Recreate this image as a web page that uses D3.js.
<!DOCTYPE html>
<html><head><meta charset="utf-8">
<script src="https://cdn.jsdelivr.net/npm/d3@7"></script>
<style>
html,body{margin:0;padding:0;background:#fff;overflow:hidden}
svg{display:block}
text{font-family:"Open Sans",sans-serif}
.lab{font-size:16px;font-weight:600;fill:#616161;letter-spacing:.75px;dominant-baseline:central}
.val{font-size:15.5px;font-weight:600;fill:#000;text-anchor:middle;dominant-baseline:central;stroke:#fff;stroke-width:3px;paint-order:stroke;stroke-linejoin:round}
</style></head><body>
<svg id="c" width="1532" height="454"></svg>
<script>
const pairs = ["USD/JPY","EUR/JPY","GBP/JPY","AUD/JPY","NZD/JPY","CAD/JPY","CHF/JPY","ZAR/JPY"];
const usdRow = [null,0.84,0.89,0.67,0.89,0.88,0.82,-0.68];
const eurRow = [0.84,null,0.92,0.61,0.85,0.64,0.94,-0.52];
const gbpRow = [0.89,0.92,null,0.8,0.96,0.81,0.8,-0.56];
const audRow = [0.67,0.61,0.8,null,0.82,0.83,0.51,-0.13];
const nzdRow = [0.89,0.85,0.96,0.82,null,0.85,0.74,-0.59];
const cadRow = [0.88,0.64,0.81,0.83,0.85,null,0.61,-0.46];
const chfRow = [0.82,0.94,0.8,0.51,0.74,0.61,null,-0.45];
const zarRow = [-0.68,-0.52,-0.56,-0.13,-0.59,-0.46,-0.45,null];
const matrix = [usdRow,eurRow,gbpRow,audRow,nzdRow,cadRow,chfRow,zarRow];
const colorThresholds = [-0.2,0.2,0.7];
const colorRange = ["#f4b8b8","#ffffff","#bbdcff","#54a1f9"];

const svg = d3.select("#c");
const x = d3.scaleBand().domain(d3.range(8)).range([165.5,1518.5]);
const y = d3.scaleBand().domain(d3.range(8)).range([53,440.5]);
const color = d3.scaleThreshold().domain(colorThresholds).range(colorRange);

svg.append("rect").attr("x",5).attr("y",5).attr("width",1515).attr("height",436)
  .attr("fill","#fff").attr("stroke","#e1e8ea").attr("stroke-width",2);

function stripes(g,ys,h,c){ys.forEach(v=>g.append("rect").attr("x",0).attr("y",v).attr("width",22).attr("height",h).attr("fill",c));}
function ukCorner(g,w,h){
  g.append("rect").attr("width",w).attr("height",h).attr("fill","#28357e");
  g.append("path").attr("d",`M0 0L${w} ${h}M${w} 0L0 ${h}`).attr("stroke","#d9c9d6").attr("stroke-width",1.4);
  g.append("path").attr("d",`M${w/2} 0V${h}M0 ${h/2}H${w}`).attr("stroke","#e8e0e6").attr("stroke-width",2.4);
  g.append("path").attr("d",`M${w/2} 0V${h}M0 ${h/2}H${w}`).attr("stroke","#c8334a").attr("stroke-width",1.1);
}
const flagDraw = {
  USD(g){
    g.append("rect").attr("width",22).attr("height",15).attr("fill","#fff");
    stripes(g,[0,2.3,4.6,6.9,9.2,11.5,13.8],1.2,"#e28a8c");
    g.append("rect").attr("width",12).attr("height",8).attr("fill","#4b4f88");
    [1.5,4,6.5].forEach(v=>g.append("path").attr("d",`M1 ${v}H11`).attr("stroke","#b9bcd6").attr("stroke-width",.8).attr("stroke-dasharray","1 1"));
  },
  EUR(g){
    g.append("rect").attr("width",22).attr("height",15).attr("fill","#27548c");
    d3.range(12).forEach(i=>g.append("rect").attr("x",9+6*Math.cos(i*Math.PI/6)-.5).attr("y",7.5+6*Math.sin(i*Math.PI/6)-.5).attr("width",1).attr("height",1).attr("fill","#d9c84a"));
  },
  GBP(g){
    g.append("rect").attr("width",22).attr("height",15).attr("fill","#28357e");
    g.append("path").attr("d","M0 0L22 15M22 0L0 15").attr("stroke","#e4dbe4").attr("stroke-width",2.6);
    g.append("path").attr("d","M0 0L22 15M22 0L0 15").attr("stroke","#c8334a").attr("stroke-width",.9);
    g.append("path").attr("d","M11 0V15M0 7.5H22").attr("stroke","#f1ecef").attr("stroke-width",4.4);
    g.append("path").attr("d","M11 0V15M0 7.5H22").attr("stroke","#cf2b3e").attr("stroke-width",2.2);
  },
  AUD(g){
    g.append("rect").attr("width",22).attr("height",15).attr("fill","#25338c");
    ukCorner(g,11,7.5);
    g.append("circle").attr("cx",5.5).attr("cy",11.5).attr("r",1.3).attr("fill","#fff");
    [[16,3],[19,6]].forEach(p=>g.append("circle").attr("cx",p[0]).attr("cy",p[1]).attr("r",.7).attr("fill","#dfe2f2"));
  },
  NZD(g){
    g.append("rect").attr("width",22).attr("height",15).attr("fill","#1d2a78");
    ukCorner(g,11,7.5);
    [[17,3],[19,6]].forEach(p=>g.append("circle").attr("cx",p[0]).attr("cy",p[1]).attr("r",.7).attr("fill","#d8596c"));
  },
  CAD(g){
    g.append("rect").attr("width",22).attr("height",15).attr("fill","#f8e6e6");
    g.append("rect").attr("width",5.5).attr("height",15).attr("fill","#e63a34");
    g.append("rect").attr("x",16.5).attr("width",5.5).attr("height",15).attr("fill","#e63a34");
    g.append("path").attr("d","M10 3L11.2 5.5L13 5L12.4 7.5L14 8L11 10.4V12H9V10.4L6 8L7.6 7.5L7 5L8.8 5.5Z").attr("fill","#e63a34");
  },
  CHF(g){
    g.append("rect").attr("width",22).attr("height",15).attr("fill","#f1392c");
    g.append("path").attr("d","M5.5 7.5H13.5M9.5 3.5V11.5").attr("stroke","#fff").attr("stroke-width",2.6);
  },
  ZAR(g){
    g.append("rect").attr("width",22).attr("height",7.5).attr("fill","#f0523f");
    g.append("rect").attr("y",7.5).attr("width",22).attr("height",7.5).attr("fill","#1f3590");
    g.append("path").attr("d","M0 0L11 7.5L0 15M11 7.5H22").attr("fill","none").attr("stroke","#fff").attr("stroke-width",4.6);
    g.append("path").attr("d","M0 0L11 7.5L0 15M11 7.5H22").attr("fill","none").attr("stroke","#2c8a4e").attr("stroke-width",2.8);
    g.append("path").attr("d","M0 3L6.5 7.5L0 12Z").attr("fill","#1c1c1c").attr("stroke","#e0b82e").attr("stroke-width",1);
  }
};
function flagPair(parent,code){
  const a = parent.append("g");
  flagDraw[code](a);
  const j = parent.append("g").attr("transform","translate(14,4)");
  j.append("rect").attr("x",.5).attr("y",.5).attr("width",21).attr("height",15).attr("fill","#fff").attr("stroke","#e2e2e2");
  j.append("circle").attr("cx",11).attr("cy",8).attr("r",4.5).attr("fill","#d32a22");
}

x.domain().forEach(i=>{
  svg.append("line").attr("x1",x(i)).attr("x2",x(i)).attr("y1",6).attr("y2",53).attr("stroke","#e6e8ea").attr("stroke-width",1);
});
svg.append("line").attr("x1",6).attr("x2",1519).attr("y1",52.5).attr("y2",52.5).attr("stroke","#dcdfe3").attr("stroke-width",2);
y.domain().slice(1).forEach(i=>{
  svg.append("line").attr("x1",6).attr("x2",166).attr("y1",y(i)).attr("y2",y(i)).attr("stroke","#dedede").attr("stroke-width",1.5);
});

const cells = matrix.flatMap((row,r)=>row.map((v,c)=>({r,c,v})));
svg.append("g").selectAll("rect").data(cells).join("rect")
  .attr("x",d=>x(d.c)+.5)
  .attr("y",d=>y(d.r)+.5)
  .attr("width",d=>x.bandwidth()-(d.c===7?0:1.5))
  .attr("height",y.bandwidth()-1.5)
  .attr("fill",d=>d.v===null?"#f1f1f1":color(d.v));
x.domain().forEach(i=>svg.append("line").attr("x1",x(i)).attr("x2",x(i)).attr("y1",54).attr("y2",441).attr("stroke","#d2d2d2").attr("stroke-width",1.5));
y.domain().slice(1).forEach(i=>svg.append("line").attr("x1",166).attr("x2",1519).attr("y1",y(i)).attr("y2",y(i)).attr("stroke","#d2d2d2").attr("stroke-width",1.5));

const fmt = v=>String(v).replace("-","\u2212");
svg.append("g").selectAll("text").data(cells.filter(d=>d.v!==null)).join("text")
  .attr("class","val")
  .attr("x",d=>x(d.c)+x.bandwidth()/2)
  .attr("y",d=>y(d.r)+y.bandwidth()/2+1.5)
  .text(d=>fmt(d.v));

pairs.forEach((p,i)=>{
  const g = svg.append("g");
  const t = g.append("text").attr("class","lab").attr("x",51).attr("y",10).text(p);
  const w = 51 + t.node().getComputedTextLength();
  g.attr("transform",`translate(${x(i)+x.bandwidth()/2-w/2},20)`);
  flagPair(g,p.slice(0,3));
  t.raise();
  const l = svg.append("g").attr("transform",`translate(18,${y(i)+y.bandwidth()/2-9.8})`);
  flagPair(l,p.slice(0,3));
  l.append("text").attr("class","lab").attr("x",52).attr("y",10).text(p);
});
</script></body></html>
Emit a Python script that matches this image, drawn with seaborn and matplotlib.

■ ■ ■ ■ ■

• [Brief]
Identify the lines above with the word "this". Copy them.

• [Written answer]
Recreate this image as a web page that uses D3.js.
Emit a Python script that matches this image, drawn with seaborn and matplotlib.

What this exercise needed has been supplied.